Which shows very simple method to replicate a simple magnetron like device.
Interestingly a plasma can be created at quite low voltages ( less than 1kv)( in a vacuum), in the video the voltage drops down to around 300v when magnet is introduced to the electron beam.
Absolutely no idea if this has any relevance to stans work, but is it possible there are radio or microwaves being produced by the movement of electrons within the wfc? I realise minimising electron flow is a big part of stans work, but as the video above shows you only need current in the milliamp range, well, within a vacuum anyhow. Very different in the case of water.

Once again way off topic:
It appears the electrical wavelengths of stans oscillators are way way too long to be tuned into the wfc tubes, but here is an interesting article that gives some ideas on how a short 'antenna' might be able to absorb long wavelengths by "intentionally impressing an artificial AC field upon the receiving antenna".
http://amasci.com/tesla/tesceive.html#dnn

Then again the author of the article does seem a bit 'out there'.
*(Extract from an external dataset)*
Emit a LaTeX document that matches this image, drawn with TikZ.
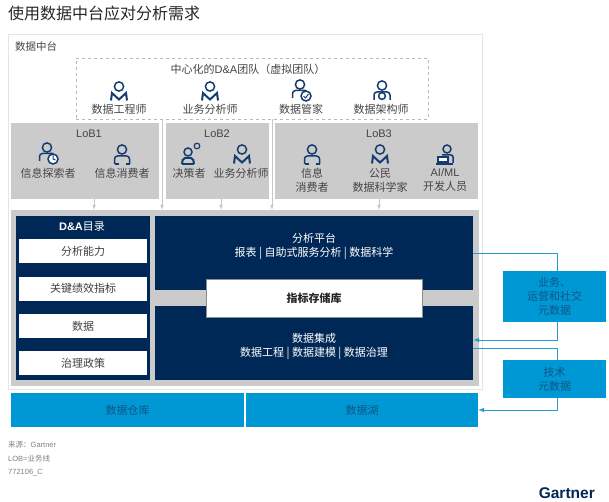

I've been looking into history/discovery of em waves from spark gaps. I has assumed that Hertz was the discoverer, but after some research it appears he 'discovered' the effect when demonstrating some induction coils called Knochenhauer spirals or Liess spirals to some students. These are two flat  spiral wound coils ( possibly bifilar) in which you put a current into one coil and a spark occurs at the other coil without there being any physical contact between the coils ( one on top of the other). It appears the inventor of these devices ( Liess) had already discovered the effect. Anyway this has a novel link to stans work.
I would assume Tesla had studied or even had his own Liess spirals, he would certainly have been familiar with it. And it also appears they were bifilar wound ( at least some articles say they were wound with two wires....but not much detail on what that meant ).
So teslas bifilar coils also appear to be predated by the Liess spirals, and then we come to stans
work which also uses bifilar wound inductors. I thought that was interesting.